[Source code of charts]
************
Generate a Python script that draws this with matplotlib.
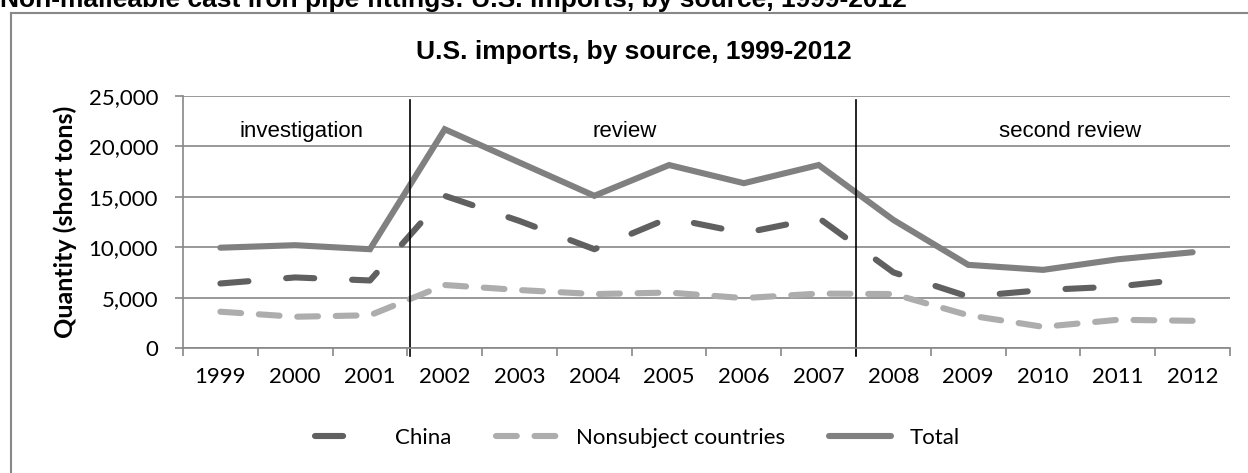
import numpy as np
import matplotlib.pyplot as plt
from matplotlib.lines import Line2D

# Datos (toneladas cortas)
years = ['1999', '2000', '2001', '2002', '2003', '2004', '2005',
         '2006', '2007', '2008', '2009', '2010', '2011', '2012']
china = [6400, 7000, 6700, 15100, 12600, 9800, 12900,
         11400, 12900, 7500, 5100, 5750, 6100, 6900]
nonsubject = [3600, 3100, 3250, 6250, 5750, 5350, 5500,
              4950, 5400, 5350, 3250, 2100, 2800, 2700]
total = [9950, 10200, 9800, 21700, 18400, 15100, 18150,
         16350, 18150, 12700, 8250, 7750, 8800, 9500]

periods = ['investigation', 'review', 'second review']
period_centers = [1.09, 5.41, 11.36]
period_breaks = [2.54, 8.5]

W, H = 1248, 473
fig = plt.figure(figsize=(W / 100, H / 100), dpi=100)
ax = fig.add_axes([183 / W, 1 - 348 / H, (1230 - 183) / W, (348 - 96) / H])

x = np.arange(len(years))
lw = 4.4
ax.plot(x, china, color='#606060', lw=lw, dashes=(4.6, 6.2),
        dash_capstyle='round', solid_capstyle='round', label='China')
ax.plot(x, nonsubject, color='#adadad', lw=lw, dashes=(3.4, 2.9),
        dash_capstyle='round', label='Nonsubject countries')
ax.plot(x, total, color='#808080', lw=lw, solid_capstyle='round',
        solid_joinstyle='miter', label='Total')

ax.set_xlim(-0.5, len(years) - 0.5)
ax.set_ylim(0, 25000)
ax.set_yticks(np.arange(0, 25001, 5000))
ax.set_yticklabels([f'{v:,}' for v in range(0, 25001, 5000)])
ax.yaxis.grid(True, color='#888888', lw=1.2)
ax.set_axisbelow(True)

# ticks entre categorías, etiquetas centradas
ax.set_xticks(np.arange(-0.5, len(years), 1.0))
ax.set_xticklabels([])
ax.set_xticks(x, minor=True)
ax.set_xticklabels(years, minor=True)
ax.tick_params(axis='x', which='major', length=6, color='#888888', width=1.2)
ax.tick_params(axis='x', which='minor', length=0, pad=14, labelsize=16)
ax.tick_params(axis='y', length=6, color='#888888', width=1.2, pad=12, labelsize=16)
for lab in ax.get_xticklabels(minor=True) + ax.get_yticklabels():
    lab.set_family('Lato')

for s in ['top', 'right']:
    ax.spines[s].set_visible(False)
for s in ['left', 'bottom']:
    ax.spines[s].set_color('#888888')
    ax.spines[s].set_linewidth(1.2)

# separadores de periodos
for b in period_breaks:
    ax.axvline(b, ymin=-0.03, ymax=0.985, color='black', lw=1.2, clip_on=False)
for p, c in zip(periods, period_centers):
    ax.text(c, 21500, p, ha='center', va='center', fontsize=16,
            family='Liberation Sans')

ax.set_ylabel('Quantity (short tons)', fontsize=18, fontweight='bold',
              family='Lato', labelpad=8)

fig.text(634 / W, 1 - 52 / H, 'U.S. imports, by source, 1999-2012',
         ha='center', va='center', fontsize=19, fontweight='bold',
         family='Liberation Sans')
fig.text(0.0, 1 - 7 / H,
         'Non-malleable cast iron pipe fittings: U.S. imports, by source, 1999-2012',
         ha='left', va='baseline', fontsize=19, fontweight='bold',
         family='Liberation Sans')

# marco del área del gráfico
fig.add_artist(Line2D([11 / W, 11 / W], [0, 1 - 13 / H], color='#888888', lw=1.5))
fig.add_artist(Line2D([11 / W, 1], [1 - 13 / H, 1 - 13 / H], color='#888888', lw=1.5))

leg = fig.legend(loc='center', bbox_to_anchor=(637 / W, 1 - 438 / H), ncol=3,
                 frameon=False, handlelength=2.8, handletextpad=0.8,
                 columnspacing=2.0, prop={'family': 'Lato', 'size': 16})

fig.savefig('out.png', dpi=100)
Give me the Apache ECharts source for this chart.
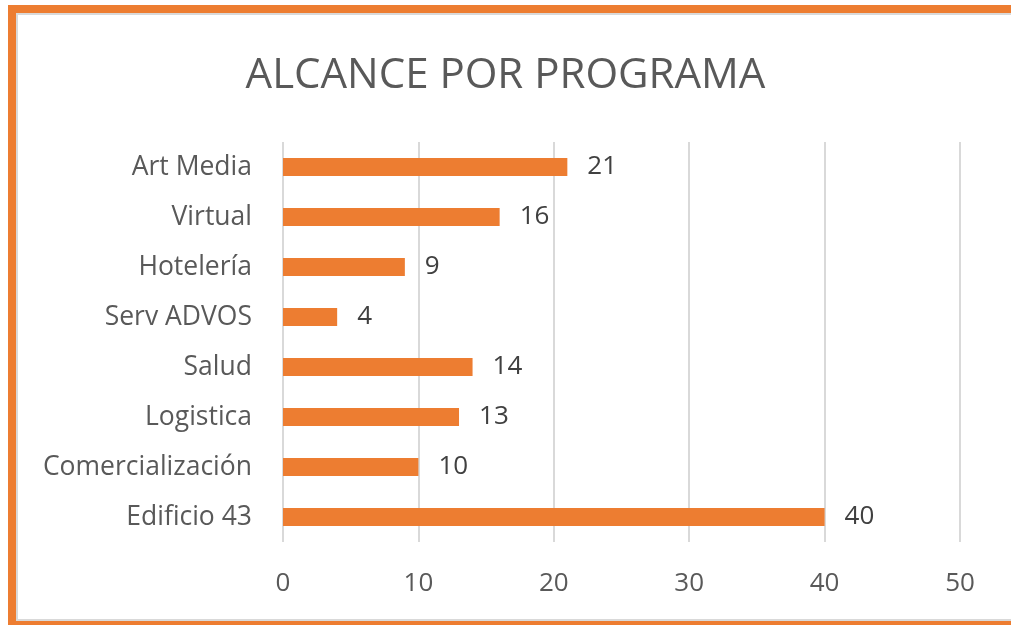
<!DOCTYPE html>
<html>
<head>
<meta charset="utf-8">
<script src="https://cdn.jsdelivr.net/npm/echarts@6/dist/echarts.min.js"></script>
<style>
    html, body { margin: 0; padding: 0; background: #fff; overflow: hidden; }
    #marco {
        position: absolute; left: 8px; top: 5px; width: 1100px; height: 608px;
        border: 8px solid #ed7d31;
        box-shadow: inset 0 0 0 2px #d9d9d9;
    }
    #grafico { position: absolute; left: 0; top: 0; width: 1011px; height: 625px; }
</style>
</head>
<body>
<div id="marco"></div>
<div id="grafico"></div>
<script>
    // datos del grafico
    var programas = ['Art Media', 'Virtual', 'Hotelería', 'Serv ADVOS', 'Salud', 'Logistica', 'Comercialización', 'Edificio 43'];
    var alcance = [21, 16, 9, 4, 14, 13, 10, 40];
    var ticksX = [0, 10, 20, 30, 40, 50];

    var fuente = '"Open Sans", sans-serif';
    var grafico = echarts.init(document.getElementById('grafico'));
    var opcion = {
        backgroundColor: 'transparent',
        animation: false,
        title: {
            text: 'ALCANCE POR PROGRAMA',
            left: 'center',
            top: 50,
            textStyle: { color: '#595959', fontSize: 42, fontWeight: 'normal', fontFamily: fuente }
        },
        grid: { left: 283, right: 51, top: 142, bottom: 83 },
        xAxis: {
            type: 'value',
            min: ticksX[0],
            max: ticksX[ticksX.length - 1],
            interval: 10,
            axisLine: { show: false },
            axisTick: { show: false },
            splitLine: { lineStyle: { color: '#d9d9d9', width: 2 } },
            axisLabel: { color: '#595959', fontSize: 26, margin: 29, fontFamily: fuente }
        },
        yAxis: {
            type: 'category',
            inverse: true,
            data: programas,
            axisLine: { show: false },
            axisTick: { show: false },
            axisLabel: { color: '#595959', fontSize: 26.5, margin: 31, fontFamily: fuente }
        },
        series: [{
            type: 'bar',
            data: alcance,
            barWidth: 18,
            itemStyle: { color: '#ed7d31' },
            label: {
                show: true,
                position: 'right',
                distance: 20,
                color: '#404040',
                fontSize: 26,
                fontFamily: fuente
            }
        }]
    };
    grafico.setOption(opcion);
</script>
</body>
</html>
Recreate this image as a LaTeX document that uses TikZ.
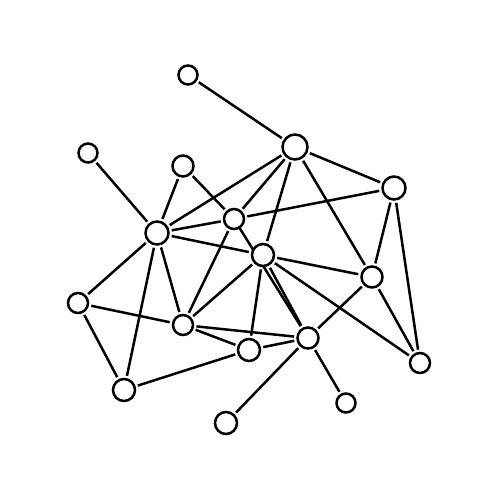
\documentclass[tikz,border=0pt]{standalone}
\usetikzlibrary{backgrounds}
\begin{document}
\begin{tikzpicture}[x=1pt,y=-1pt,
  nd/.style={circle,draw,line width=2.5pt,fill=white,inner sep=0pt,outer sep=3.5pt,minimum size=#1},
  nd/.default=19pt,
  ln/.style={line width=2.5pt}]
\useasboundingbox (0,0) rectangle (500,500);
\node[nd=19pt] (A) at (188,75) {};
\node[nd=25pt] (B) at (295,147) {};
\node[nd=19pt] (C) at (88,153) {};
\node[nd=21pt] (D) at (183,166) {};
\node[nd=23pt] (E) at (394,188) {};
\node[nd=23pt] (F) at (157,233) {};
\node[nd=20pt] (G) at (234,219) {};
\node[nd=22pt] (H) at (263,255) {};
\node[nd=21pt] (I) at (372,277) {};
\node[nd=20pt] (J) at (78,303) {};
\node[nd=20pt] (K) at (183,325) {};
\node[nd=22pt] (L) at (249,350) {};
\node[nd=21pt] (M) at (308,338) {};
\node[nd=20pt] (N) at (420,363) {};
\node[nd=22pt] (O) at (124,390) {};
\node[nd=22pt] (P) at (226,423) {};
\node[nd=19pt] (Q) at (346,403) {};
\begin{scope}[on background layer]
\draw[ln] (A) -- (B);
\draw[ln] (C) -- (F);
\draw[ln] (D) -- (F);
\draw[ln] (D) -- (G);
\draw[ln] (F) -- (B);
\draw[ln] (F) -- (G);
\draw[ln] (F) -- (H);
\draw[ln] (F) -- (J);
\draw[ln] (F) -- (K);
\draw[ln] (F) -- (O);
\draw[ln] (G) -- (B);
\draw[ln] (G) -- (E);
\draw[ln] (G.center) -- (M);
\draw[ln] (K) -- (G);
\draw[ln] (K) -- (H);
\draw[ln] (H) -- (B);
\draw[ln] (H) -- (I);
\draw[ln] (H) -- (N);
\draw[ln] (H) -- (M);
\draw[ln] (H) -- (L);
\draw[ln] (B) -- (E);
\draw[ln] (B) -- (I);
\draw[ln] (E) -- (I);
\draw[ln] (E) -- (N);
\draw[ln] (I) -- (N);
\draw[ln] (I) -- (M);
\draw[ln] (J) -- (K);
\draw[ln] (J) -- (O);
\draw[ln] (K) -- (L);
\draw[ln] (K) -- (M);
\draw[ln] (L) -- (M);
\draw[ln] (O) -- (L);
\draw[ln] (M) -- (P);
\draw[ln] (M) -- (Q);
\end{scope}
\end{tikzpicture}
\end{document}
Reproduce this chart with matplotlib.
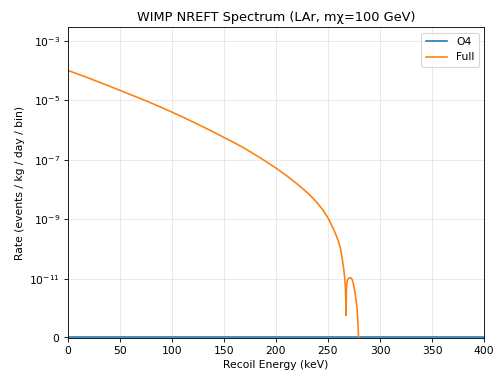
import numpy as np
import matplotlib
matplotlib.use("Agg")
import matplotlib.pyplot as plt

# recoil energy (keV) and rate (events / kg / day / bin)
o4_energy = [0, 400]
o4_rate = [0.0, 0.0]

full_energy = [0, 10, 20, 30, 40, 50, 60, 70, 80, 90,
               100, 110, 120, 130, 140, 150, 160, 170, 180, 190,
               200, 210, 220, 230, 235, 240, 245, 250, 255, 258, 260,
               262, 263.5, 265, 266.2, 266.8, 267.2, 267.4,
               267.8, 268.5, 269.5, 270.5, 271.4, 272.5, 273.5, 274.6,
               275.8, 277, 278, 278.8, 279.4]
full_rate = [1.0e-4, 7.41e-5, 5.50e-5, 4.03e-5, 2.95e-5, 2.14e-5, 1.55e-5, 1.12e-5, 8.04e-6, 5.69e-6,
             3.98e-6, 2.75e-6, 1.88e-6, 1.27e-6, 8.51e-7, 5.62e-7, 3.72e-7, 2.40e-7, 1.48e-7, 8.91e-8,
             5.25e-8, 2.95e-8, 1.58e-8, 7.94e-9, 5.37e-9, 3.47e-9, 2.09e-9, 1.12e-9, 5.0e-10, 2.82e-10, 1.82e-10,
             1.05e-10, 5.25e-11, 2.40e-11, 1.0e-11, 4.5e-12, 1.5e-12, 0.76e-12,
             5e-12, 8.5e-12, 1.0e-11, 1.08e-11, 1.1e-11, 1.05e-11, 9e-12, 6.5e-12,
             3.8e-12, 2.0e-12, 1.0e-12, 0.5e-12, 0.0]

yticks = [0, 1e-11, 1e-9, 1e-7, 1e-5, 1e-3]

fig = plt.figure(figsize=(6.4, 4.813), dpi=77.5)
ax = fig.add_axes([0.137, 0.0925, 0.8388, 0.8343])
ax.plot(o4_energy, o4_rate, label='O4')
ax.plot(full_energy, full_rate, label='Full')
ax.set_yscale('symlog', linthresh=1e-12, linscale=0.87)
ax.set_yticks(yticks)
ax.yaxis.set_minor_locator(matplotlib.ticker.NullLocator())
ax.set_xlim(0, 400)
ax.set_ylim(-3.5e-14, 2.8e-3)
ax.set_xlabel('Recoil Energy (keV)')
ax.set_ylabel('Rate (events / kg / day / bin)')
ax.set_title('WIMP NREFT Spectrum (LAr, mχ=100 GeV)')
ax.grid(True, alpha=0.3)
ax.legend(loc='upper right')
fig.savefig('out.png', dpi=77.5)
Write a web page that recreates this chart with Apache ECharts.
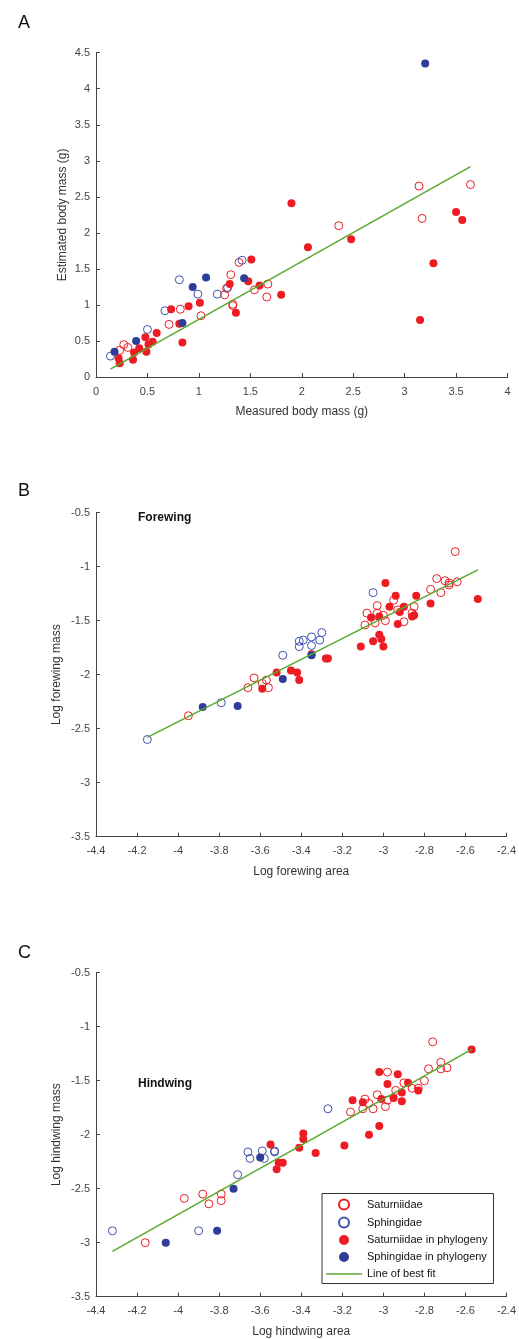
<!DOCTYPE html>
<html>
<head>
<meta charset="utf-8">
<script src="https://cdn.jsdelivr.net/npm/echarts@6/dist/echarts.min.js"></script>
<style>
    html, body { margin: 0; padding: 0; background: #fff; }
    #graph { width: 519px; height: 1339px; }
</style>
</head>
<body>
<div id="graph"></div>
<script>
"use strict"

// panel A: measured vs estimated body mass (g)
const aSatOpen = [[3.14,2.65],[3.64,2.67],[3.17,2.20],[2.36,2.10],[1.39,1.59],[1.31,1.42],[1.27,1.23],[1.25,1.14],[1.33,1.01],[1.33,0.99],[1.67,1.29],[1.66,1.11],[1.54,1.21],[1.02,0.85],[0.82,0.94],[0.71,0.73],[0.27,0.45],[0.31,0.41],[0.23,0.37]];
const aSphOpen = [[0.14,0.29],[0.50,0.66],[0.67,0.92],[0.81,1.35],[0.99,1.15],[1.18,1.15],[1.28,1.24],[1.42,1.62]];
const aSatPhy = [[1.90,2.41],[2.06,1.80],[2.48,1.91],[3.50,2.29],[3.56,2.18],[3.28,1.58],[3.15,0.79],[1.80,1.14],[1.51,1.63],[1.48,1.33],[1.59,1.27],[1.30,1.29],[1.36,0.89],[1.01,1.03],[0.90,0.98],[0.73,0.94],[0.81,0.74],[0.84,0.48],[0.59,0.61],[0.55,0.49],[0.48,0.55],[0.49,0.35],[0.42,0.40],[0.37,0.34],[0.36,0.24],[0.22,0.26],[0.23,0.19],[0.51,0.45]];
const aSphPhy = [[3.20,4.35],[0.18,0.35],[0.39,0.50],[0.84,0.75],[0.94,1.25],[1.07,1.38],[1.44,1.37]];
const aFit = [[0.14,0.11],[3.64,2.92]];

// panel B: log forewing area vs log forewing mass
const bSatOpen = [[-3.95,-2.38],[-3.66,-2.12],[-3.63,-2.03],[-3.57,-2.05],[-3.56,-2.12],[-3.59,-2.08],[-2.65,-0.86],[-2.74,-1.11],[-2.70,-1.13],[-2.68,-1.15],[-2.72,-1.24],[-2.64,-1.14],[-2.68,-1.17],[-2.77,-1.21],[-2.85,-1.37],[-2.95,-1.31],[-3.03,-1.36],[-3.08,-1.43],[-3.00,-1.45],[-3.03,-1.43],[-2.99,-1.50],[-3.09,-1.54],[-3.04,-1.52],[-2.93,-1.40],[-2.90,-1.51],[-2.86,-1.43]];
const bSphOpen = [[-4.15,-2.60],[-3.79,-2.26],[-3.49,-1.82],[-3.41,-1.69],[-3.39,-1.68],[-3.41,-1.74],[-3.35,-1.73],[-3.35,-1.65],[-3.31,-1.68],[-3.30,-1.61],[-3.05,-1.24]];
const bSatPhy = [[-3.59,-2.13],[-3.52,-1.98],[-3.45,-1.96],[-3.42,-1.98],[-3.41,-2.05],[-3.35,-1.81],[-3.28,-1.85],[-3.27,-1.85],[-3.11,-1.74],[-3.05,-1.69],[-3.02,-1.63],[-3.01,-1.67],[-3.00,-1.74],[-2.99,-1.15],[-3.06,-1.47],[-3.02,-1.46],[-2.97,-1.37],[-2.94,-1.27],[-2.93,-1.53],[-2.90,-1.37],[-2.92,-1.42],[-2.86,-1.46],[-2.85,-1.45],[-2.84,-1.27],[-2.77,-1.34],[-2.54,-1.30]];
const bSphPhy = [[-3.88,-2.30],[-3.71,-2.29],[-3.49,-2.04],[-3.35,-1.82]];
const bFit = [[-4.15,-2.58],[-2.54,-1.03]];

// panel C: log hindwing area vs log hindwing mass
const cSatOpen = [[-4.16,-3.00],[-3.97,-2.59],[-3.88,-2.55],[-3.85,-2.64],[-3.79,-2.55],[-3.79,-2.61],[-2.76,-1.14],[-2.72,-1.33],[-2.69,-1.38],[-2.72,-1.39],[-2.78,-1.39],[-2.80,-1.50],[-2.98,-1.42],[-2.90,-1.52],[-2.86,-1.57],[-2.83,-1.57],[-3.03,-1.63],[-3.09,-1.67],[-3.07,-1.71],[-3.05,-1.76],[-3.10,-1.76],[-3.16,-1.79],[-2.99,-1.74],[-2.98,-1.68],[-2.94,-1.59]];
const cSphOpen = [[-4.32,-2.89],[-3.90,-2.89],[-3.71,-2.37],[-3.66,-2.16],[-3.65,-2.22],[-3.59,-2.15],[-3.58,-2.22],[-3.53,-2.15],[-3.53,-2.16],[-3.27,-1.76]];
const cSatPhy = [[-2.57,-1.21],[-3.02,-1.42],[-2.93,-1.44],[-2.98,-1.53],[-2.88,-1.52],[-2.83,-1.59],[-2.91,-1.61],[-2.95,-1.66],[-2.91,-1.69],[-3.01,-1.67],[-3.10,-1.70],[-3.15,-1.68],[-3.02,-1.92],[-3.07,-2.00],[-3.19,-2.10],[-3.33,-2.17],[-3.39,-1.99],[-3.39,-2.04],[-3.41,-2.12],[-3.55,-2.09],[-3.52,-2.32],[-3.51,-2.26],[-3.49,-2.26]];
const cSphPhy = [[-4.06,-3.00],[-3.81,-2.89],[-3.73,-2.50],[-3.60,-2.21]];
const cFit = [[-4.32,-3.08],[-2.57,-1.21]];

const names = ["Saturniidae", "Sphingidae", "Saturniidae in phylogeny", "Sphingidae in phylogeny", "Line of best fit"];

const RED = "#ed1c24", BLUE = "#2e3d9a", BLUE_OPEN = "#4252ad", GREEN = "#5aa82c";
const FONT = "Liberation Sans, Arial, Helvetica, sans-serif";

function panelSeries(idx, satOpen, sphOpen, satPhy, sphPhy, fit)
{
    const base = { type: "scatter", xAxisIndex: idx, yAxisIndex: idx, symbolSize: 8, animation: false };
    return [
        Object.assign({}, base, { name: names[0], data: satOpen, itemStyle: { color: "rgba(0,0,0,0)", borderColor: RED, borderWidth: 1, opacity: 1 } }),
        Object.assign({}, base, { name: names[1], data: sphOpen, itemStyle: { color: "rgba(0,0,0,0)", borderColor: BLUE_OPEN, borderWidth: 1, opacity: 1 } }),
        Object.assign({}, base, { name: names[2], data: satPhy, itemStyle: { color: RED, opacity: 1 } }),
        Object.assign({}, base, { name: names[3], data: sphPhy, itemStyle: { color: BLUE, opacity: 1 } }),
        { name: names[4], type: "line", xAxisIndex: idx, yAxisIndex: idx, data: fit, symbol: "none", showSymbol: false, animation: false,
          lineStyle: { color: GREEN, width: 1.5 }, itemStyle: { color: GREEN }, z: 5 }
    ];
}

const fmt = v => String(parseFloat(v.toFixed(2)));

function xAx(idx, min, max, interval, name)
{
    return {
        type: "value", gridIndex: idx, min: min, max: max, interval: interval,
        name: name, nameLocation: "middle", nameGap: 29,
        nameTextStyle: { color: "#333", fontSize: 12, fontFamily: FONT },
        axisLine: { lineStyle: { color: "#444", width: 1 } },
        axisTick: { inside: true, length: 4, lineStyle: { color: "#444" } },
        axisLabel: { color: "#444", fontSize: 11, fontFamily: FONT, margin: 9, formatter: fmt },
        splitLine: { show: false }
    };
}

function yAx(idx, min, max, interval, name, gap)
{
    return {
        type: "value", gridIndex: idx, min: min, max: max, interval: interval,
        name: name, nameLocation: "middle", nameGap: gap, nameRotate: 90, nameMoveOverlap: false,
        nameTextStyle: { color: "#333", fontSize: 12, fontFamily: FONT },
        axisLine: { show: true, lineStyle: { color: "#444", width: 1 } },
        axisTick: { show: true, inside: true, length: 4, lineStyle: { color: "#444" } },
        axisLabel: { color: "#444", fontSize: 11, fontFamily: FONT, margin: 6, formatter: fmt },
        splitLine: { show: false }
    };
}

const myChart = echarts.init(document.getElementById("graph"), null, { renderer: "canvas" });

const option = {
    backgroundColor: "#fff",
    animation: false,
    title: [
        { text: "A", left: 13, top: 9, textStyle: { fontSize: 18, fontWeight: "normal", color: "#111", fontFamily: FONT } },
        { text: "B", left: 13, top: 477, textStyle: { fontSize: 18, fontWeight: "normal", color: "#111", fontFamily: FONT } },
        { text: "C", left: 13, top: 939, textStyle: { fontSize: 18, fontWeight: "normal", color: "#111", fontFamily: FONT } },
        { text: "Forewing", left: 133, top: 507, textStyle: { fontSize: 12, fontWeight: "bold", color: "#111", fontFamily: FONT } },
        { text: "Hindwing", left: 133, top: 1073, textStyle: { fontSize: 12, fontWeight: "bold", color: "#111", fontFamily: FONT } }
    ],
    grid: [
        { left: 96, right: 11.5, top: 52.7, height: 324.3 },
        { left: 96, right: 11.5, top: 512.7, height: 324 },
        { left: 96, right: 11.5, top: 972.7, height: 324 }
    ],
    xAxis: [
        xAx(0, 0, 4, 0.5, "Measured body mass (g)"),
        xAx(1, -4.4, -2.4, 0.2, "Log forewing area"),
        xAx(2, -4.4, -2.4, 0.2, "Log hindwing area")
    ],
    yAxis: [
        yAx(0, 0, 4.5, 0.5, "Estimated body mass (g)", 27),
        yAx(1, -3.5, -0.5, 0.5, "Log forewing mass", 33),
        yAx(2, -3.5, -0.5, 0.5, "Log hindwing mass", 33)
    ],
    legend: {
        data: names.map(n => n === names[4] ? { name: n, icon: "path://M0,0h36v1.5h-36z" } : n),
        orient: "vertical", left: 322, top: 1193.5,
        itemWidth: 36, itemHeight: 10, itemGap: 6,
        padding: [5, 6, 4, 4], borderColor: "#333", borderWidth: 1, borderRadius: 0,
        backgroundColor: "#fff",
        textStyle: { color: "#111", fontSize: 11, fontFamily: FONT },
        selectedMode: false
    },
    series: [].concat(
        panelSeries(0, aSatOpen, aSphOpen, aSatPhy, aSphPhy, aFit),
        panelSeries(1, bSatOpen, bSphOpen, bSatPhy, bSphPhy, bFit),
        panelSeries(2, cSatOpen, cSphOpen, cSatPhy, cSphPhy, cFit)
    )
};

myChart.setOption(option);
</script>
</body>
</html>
************
■ What to do
Leave the pictures out, and transcribe exactly the lines above starting at the one that contains "Reproduce this chart with matplotlib." and ending at the one that contains "o4_rate = [0.0, 0.0]".

■ Solution to this task
Reproduce this chart with matplotlib.
import numpy as np
import matplotlib
matplotlib.use("Agg")
import matplotlib.pyplot as plt

# recoil energy (keV) and rate (events / kg / day / bin)
o4_energy = [0, 400]
o4_rate = [0.0, 0.0]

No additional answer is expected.